Life is Good was on the verge of filing for bankruptcy protection last year, according to its CEO, but the retailer managed to overhaul its business strategy in a matter of weeks to have its best year ever during the Covid pandemic.
“When [Covid] hit, 50% of our business was wholesale … and that business died in a hurry,” Life is Good co-founder and CEO Bert Jacobs said Tuesday during CNBC’s Small Business Playbook event.
“We were in a situation where we were facing bankruptcy, and we were facing having to cut at least half of our staff. That’s when we said … let’s play offense really hard. Let’s produce this stuff to order, and let’s see what happens.”

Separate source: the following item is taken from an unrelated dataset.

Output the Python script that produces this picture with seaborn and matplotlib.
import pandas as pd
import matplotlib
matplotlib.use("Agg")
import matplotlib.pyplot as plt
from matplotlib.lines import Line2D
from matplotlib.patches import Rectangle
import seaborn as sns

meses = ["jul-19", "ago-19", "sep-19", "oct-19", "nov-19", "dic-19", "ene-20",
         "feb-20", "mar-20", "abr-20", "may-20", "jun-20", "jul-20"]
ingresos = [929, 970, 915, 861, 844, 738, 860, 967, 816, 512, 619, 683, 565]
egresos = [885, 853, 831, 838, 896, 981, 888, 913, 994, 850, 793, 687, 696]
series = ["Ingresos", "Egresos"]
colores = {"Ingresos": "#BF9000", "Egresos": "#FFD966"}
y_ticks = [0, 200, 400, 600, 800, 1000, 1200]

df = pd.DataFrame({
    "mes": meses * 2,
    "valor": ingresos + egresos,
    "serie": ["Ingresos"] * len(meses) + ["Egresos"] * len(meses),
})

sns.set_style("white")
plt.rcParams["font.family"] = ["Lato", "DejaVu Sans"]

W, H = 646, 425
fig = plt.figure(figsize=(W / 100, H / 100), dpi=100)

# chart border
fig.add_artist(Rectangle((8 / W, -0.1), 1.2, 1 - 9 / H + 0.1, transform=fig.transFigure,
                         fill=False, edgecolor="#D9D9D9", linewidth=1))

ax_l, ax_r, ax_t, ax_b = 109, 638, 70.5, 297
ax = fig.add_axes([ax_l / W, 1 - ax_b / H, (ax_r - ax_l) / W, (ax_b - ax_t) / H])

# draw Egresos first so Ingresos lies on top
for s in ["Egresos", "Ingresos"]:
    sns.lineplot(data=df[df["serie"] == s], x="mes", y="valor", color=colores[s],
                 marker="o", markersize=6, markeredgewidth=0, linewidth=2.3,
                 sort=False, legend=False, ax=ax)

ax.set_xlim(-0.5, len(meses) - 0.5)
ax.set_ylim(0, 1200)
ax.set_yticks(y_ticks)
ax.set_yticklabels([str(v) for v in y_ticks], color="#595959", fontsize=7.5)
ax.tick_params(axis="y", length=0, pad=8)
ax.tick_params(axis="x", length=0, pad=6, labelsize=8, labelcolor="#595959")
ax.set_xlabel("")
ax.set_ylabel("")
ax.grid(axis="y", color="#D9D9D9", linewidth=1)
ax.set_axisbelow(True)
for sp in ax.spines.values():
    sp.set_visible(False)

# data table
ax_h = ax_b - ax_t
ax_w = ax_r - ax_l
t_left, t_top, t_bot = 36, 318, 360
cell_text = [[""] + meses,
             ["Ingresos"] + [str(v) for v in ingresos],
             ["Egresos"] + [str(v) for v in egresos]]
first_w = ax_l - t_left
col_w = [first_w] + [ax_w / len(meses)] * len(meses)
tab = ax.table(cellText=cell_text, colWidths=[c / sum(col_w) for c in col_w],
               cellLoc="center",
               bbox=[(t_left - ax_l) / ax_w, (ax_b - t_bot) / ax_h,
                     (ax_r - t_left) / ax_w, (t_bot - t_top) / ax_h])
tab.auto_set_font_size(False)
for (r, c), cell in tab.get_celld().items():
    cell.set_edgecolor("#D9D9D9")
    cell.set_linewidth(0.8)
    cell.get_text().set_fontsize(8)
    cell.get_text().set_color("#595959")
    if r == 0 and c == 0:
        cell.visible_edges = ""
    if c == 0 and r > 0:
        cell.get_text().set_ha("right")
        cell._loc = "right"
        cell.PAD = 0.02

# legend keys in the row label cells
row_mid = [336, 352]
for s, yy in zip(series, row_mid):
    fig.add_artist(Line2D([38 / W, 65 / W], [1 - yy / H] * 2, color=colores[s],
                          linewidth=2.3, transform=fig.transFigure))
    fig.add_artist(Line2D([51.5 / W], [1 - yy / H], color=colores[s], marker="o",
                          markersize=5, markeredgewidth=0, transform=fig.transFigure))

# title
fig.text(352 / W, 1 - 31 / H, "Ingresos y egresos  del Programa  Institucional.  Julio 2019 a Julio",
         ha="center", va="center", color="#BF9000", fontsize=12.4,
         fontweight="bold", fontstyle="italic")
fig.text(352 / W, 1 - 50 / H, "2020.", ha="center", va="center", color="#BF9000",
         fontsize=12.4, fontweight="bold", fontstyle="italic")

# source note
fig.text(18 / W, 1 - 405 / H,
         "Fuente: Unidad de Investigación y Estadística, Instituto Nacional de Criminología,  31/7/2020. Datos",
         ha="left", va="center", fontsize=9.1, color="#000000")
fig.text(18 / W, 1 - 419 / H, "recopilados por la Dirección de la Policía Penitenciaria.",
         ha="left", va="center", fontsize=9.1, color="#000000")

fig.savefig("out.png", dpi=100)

Instead of ordering in bulk shirts, pullovers, hats and other accessories that are already printed with logos, slogans and other designs, Life is Good started ordering batches of blank items last year, the CEO explained. Then, monitoring consumer sentiment, it began printing inventory on-demand that had phrases about staying home and quarantining, wearing masks, and other pandemic-related trends.
“We started speaking to whatever was culturally relevant, which at the time was a lot of difficult things, but we tried to keep it light,” Jacobs said.

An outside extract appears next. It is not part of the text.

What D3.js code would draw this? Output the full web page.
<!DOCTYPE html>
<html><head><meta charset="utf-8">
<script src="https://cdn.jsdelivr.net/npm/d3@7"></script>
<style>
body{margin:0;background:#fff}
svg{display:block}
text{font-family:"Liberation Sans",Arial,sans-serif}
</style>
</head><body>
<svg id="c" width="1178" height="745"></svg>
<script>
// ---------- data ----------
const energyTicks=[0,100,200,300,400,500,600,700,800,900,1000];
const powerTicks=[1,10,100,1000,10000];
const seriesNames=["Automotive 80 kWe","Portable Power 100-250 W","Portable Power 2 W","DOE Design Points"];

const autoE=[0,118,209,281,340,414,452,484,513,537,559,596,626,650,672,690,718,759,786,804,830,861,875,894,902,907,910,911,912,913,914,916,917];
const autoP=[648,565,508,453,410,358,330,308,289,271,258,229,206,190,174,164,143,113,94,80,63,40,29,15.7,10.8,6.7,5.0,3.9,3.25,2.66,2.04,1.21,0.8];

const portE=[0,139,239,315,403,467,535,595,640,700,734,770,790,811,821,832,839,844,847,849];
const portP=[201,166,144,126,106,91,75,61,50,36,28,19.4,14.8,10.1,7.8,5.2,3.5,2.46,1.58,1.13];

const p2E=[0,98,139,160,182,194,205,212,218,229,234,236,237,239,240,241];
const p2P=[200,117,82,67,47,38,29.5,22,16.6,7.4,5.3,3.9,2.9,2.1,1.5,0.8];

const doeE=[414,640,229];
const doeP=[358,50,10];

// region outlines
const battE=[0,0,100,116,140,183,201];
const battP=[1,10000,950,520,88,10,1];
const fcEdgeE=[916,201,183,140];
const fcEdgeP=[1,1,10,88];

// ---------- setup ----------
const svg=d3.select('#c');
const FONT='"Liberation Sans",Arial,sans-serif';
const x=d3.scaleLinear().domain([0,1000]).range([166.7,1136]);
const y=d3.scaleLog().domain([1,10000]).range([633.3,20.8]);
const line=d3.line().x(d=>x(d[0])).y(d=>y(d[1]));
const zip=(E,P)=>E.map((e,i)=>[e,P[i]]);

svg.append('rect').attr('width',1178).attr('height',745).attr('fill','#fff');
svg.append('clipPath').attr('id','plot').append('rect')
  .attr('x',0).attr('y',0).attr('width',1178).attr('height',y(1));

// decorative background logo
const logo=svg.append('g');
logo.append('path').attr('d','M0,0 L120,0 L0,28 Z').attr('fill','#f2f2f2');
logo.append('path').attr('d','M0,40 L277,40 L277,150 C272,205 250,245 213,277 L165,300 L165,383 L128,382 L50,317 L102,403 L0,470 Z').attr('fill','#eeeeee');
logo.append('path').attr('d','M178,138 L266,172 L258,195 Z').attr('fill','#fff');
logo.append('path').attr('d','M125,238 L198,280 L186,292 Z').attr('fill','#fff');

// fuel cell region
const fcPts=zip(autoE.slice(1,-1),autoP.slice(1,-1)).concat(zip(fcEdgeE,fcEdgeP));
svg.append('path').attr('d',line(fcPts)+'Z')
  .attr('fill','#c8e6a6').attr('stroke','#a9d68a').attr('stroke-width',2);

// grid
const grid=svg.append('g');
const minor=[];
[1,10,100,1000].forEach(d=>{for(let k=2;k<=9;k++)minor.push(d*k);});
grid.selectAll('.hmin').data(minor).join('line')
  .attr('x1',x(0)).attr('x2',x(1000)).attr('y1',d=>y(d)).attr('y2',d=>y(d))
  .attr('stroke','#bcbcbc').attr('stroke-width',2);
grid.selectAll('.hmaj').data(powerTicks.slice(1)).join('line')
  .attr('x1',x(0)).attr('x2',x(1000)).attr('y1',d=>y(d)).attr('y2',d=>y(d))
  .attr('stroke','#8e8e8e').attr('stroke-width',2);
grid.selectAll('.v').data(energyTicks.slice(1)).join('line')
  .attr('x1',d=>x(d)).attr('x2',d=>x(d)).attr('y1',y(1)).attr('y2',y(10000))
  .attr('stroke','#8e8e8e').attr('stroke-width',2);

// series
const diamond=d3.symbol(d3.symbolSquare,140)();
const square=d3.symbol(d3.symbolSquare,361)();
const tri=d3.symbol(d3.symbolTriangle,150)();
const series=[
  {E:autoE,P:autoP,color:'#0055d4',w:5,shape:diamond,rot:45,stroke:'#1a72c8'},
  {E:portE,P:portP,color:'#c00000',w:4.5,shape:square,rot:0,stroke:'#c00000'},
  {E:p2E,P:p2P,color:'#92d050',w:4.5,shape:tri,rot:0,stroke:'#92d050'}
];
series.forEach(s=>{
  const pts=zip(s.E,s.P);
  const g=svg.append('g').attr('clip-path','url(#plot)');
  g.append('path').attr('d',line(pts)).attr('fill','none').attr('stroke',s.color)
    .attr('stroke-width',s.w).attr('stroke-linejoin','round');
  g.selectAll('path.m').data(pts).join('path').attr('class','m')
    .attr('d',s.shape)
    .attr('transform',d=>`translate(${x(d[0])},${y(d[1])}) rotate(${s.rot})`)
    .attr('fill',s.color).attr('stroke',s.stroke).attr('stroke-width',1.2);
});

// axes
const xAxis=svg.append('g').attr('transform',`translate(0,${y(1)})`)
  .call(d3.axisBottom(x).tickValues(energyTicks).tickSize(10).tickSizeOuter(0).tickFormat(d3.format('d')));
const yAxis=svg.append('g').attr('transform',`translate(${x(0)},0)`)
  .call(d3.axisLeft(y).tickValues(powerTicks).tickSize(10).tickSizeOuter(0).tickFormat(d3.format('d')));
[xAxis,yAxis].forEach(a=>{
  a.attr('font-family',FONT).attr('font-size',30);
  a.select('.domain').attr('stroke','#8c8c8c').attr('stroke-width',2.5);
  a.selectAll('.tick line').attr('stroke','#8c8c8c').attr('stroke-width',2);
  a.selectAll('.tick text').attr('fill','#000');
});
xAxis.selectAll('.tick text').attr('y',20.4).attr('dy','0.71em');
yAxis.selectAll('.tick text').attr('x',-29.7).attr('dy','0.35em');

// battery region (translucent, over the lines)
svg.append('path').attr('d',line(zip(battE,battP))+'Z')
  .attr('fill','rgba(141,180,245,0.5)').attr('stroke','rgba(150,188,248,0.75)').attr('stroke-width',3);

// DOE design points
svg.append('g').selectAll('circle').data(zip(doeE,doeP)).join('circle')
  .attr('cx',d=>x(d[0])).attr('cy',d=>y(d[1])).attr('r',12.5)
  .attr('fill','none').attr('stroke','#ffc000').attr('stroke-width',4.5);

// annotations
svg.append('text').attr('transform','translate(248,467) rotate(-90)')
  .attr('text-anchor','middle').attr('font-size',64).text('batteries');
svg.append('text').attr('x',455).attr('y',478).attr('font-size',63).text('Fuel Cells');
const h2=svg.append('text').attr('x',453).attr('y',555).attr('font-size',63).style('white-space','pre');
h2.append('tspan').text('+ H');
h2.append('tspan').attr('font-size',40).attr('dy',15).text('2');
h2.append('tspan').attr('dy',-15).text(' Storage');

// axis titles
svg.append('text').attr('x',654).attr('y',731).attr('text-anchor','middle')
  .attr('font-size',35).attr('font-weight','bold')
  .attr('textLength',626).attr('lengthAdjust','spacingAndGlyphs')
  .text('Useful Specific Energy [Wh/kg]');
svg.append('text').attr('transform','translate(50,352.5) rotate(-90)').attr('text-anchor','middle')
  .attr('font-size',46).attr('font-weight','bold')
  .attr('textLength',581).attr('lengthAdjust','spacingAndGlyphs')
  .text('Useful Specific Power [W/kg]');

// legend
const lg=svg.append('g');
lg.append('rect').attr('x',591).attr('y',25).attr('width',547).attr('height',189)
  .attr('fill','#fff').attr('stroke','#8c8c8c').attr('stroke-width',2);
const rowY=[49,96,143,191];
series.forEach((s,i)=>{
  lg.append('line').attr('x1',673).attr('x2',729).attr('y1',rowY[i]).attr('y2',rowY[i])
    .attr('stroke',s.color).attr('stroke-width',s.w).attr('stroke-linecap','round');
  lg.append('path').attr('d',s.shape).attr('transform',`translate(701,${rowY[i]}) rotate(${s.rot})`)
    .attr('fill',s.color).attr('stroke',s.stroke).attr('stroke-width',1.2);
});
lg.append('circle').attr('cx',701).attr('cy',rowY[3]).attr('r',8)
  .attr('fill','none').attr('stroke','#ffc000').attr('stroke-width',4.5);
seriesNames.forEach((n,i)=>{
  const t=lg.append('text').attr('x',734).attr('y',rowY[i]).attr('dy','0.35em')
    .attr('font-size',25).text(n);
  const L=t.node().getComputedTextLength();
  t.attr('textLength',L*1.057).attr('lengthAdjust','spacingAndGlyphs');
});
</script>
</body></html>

The strategy clearly helped. Not only did it aid in boosting customers’ morale, but it was a financial success story.
“2020 ended up being the best top line we’ve ever had in 27 years, and the strongest bottom line,” Jacobs said. (The privately held company didn’t break out exact sales figures.)
“2020 showed us how we should be running our business,” he said, adding that sales in 2021 are still “growing like mad” because Life is Good is sticking to the business principles that it picked up on during the past few months.

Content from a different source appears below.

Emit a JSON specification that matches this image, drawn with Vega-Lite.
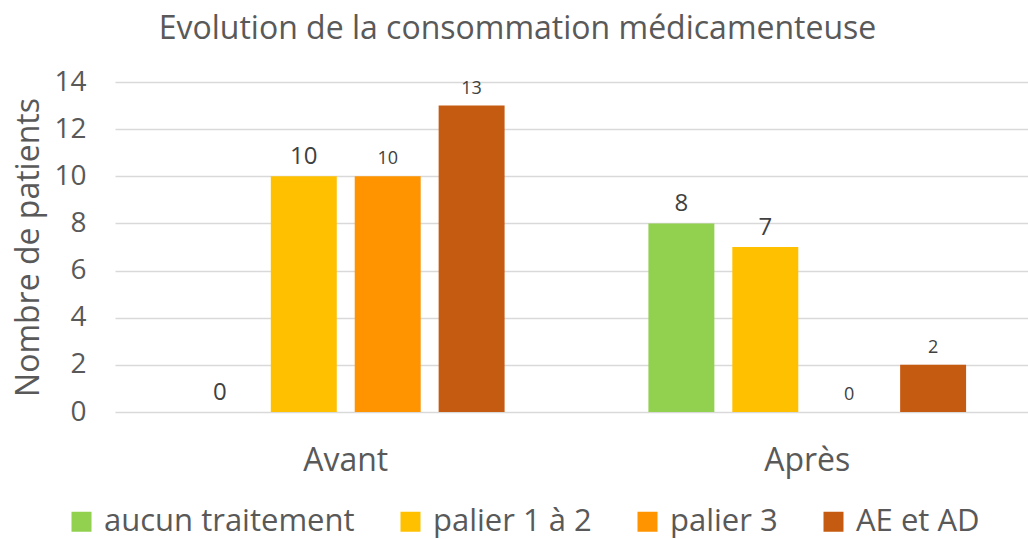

“We are working for the consumer, and everybody’s got to do that,” Jacobs explained. “The [retailers] that survive are going to be the ones that listen closely and capture the data. … The consumer gives you the answers.”
A number of retailers were not as lucky as Life is Good last year, as they buckled under the pressures brought on from the health crisis. Dozens filed for bankruptcy, and thousands of store closures were announced by retail businesses, many in the apparel category.
There is a renewed sense of optimism, however, that demand is beginning to rebound as consumers leave their homes and prepare to socialize again. Americans will be returning to work, in droves, in the months ahead, and families are looking to book long-awaited summer vacations.
“This is really a community of rational optimists,” Jacobs said. “I say rational optimists because we recognize that there are challenges in the world … that it’s difficult … but we decide when we wake up in the morning to focus on what’s right with our lives, what’s right with the world, more than what’s wrong with the world.”